Task goal: Leave the pictures out, and retype all of the material exactly as written.

** Begin Given material **

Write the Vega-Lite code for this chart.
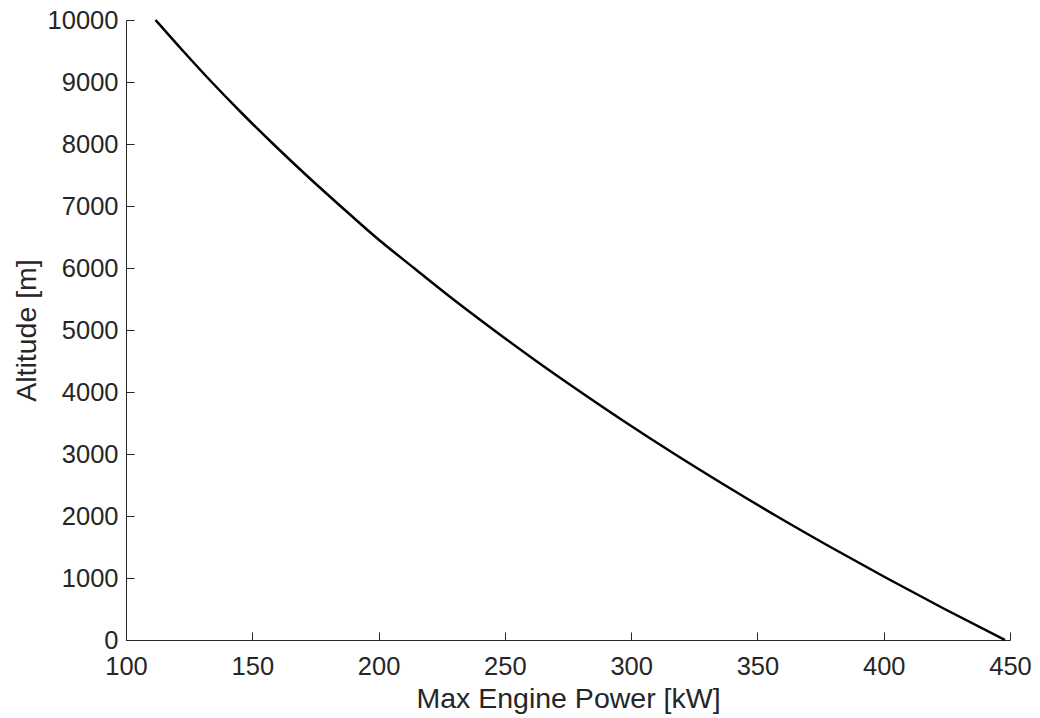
{
  "$schema": "https://vega.github.io/schema/vega-lite/v6.json",
  "autosize": {"type": "none"},
  "width": 884,
  "height": 620,
  "padding": {"left": 126, "top": 20, "right": 30, "bottom": 78},
  "background": "white",
  "config": {
    "view": {"stroke": null},
    "font": "Liberation Sans",
    "axis": {
      "domainColor": "#262626",
      "tickColor": "#262626",
      "labelColor": "#262626",
      "titleColor": "#262626",
      "labelFont": "Liberation Sans",
      "titleFont": "Liberation Sans",
      "labelFontSize": 25.5,
      "titleFontSize": 28.5,
      "titleFontWeight": "normal",
      "grid": false,
      "domainWidth": 1,
      "tickWidth": 1,
      "tickSize": -8
    }
  },
  "data": {
    "values": [
      {"power": 448.0, "altitude": 0},
      {"power": 424.1, "altitude": 500},
      {"power": 401.1, "altitude": 1000},
      {"power": 378.9, "altitude": 1500},
      {"power": 357.5, "altitude": 2000},
      {"power": 337.0, "altitude": 2500},
      {"power": 317.2, "altitude": 3000},
      {"power": 298.2, "altitude": 3500},
      {"power": 280.0, "altitude": 4000},
      {"power": 262.4, "altitude": 4500},
      {"power": 245.6, "altitude": 5000},
      {"power": 229.4, "altitude": 5500},
      {"power": 214.0, "altitude": 6000},
      {"power": 198.8, "altitude": 6500},
      {"power": 184.9, "altitude": 7000},
      {"power": 171.3, "altitude": 7500},
      {"power": 158.3, "altitude": 8000},
      {"power": 145.8, "altitude": 8500},
      {"power": 133.9, "altitude": 9000},
      {"power": 122.6, "altitude": 9500},
      {"power": 111.7, "altitude": 10000}
    ]
  },
  "mark": {"type": "line", "color": "#000000", "strokeWidth": 2.5, "interpolate": "monotone"},
  "encoding": {
    "x": {
      "field": "power",
      "type": "quantitative",
      "scale": {"domain": [100, 450], "nice": false, "zero": false},
      "axis": {"values": [100, 150, 200, 250, 300, 350, 400, 450], "format": "d", "title": "Max Engine Power [kW]", "labelPadding": 22, "titlePadding": 5, "labelFlush": false}
    },
    "y": {
      "field": "altitude",
      "type": "quantitative",
      "scale": {"domain": [0, 10000], "nice": false},
      "axis": {"values": [0, 1000, 2000, 3000, 4000, 5000, 6000, 7000, 8000, 9000, 10000], "format": "d", "title": "Altitude [m]", "labelPadding": 16, "titlePadding": 6, "labelFlush": false}
    }
  }
}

** End Given material **

Task answer:
Write the Vega-Lite code for this chart.
{
  "$schema": "https://vega.github.io/schema/vega-lite/v6.json",
  "autosize": {"type": "none"},
  "width": 884,
  "height": 620,
  "padding": {"left": 126, "top": 20, "right": 30, "bottom": 78},
  "background": "white",
  "config": {
    "view": {"stroke": null},
    "font": "Liberation Sans",
    "axis": {
      "domainColor": "#262626",
      "tickColor": "#262626",
      "labelColor": "#262626",
      "titleColor": "#262626",
      "labelFont": "Liberation Sans",
      "titleFont": "Liberation Sans",
      "labelFontSize": 25.5,
      "titleFontSize": 28.5,
      "titleFontWeight": "normal",
      "grid": false,
      "domainWidth": 1,
      "tickWidth": 1,
      "tickSize": -8
    }
  },
  "data": {
    "values": [
      {"power": 448.0, "altitude": 0},
      {"power": 424.1, "altitude": 500},
      {"power": 401.1, "altitude": 1000},
      {"power": 378.9, "altitude": 1500},
      {"power": 357.5, "altitude": 2000},
      {"power": 337.0, "altitude": 2500},
      {"power": 317.2, "altitude": 3000},
      {"power": 298.2, "altitude": 3500},
      {"power": 280.0, "altitude": 4000},
      {"power": 262.4, "altitude": 4500},
      {"power": 245.6, "altitude": 5000},
      {"power": 229.4, "altitude": 5500},
      {"power": 214.0, "altitude": 6000},
      {"power": 198.8, "altitude": 6500},
      {"power": 184.9, "altitude": 7000},
      {"power": 171.3, "altitude": 7500},
      {"power": 158.3, "altitude": 8000},
      {"power": 145.8, "altitude": 8500},
      {"power": 133.9, "altitude": 9000},
      {"power": 122.6, "altitude": 9500},
      {"power": 111.7, "altitude": 10000}
    ]
  },
  "mark": {"type": "line", "color": "#000000", "strokeWidth": 2.5, "interpolate": "monotone"},
  "encoding": {
    "x": {
      "field": "power",
      "type": "quantitative",
      "scale": {"domain": [100, 450], "nice": false, "zero": false},
      "axis": {"values": [100, 150, 200, 250, 300, 350, 400, 450], "format": "d", "title": "Max Engine Power [kW]", "labelPadding": 22, "titlePadding": 5, "labelFlush": false}
    },
    "y": {
      "field": "altitude",
      "type": "quantitative",
      "scale": {"domain": [0, 10000], "nice": false},
      "axis": {"values": [0, 1000, 2000, 3000, 4000, 5000, 6000, 7000, 8000, 9000, 10000], "format": "d", "title": "Altitude [m]", "labelPadding": 16, "titlePadding": 6, "labelFlush": false}
    }
  }
}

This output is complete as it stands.